▶ [EXERCISE AIM]: Transcribe the listing exactly, leaving out every picture.

•••••

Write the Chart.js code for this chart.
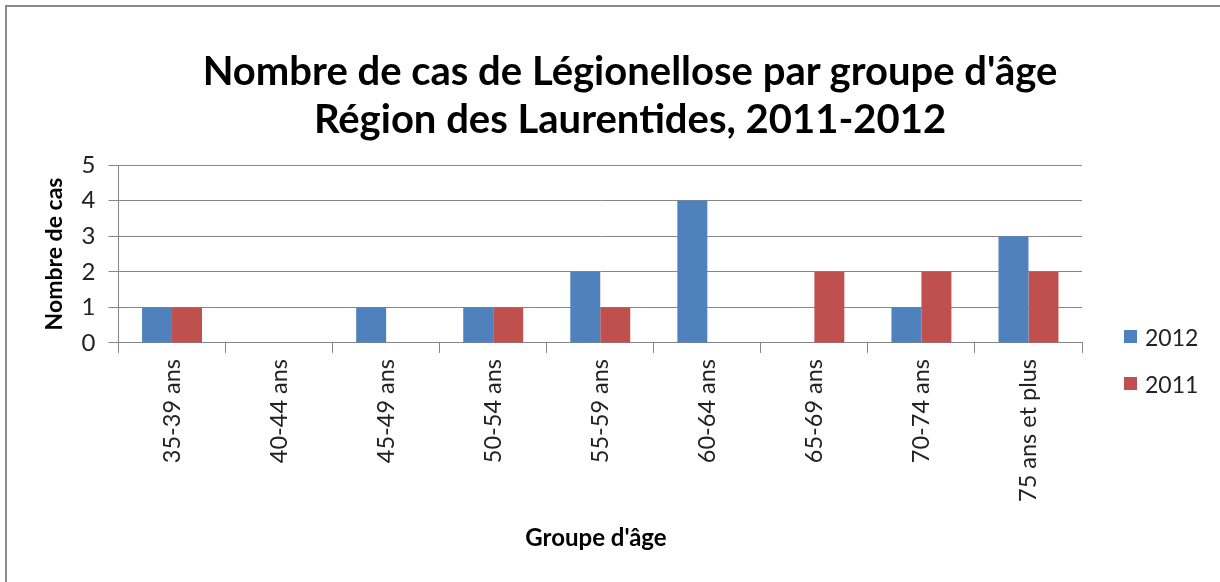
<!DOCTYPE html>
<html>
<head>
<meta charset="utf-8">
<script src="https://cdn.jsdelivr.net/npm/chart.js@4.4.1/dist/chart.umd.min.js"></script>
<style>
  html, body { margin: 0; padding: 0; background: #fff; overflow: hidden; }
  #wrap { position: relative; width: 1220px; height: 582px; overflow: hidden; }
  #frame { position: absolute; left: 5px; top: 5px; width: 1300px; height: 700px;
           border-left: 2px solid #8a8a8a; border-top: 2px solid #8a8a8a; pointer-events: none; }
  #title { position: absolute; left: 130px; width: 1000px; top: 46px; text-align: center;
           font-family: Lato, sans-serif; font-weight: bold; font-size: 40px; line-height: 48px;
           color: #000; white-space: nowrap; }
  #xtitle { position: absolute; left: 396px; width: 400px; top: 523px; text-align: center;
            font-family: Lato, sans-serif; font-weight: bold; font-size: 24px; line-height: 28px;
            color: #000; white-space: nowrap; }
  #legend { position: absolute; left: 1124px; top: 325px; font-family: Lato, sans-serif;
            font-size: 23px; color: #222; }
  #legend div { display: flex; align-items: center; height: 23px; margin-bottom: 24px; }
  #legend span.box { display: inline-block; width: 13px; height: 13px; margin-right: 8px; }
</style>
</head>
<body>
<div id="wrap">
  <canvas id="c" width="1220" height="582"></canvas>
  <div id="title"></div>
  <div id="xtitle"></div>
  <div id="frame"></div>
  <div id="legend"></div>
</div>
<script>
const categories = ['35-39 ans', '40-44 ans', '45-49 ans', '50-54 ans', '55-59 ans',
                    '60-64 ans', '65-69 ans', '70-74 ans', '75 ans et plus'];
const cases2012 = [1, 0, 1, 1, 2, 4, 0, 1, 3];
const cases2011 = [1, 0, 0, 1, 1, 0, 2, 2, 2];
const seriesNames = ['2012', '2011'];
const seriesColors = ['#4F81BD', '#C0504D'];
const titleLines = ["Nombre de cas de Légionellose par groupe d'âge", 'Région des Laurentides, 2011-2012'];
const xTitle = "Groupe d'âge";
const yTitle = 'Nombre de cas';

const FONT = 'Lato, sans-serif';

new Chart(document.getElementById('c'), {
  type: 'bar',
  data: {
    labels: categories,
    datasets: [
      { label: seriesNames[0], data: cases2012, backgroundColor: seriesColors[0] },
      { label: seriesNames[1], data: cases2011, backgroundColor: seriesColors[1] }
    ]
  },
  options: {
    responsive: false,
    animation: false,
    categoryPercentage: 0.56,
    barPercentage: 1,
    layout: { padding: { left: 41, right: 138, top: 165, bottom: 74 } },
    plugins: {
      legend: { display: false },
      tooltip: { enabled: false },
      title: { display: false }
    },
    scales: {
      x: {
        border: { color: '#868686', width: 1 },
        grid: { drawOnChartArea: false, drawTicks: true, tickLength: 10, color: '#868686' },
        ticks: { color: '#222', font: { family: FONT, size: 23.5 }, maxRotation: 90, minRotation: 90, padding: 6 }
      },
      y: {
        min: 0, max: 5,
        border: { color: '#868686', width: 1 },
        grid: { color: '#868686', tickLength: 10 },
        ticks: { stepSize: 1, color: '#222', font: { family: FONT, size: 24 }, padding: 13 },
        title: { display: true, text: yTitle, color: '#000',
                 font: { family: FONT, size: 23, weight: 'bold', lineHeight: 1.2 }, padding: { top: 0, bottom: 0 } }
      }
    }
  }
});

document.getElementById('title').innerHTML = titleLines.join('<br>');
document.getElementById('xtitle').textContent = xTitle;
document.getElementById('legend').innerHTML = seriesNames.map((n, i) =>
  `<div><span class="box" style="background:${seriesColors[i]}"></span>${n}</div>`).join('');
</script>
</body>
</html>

•••••

▶ [RESPONSE]:
Write the Chart.js code for this chart.
<!DOCTYPE html>
<html>
<head>
<meta charset="utf-8">
<script src="https://cdn.jsdelivr.net/npm/chart.js@4.4.1/dist/chart.umd.min.js"></script>
<style>
  html, body { margin: 0; padding: 0; background: #fff; overflow: hidden; }
  #wrap { position: relative; width: 1220px; height: 582px; overflow: hidden; }
  #frame { position: absolute; left: 5px; top: 5px; width: 1300px; height: 700px;
           border-left: 2px solid #8a8a8a; border-top: 2px solid #8a8a8a; pointer-events: none; }
  #title { position: absolute; left: 130px; width: 1000px; top: 46px; text-align: center;
           font-family: Lato, sans-serif; font-weight: bold; font-size: 40px; line-height: 48px;
           color: #000; white-space: nowrap; }
  #xtitle { position: absolute; left: 396px; width: 400px; top: 523px; text-align: center;
            font-family: Lato, sans-serif; font-weight: bold; font-size: 24px; line-height: 28px;
            color: #000; white-space: nowrap; }
  #legend { position: absolute; left: 1124px; top: 325px; font-family: Lato, sans-serif;
            font-size: 23px; color: #222; }
  #legend div { display: flex; align-items: center; height: 23px; margin-bottom: 24px; }
  #legend span.box { display: inline-block; width: 13px; height: 13px; margin-right: 8px; }
</style>
</head>
<body>
<div id="wrap">
  <canvas id="c" width="1220" height="582"></canvas>
  <div id="title"></div>
  <div id="xtitle"></div>
  <div id="frame"></div>
  <div id="legend"></div>
</div>
<script>
const categories = ['35-39 ans', '40-44 ans', '45-49 ans', '50-54 ans', '55-59 ans',
                    '60-64 ans', '65-69 ans', '70-74 ans', '75 ans et plus'];
const cases2012 = [1, 0, 1, 1, 2, 4, 0, 1, 3];
const cases2011 = [1, 0, 0, 1, 1, 0, 2, 2, 2];
const seriesNames = ['2012', '2011'];
const seriesColors = ['#4F81BD', '#C0504D'];
const titleLines = ["Nombre de cas de Légionellose par groupe d'âge", 'Région des Laurentides, 2011-2012'];
const xTitle = "Groupe d'âge";
const yTitle = 'Nombre de cas';

const FONT = 'Lato, sans-serif';

new Chart(document.getElementById('c'), {
  type: 'bar',
  data: {
    labels: categories,
    datasets: [
      { label: seriesNames[0], data: cases2012, backgroundColor: seriesColors[0] },
      { label: seriesNames[1], data: cases2011, backgroundColor: seriesColors[1] }
    ]
  },
  options: {
    responsive: false,
    animation: false,
    categoryPercentage: 0.56,
    barPercentage: 1,
    layout: { padding: { left: 41, right: 138, top: 165, bottom: 74 } },
    plugins: {
      legend: { display: false },
      tooltip: { enabled: false },
      title: { display: false }
    },
    scales: {
      x: {
        border: { color: '#868686', width: 1 },
        grid: { drawOnChartArea: false, drawTicks: true, tickLength: 10, color: '#868686' },
        ticks: { color: '#222', font: { family: FONT, size: 23.5 }, maxRotation: 90, minRotation: 90, padding: 6 }
      },
      y: {
        min: 0, max: 5,
        border: { color: '#868686', width: 1 },
        grid: { color: '#868686', tickLength: 10 },
        ticks: { stepSize: 1, color: '#222', font: { family: FONT, size: 24 }, padding: 13 },
        title: { display: true, text: yTitle, color: '#000',
                 font: { family: FONT, size: 23, weight: 'bold', lineHeight: 1.2 }, padding: { top: 0, bottom: 0 } }
      }
    }
  }
});

document.getElementById('title').innerHTML = titleLines.join('<br>');
document.getElementById('xtitle').textContent = xTitle;
document.getElementById('legend').innerHTML = seriesNames.map((n, i) =>
  `<div><span class="box" style="background:${seriesColors[i]}"></span>${n}</div>`).join('');
</script>
</body>
</html>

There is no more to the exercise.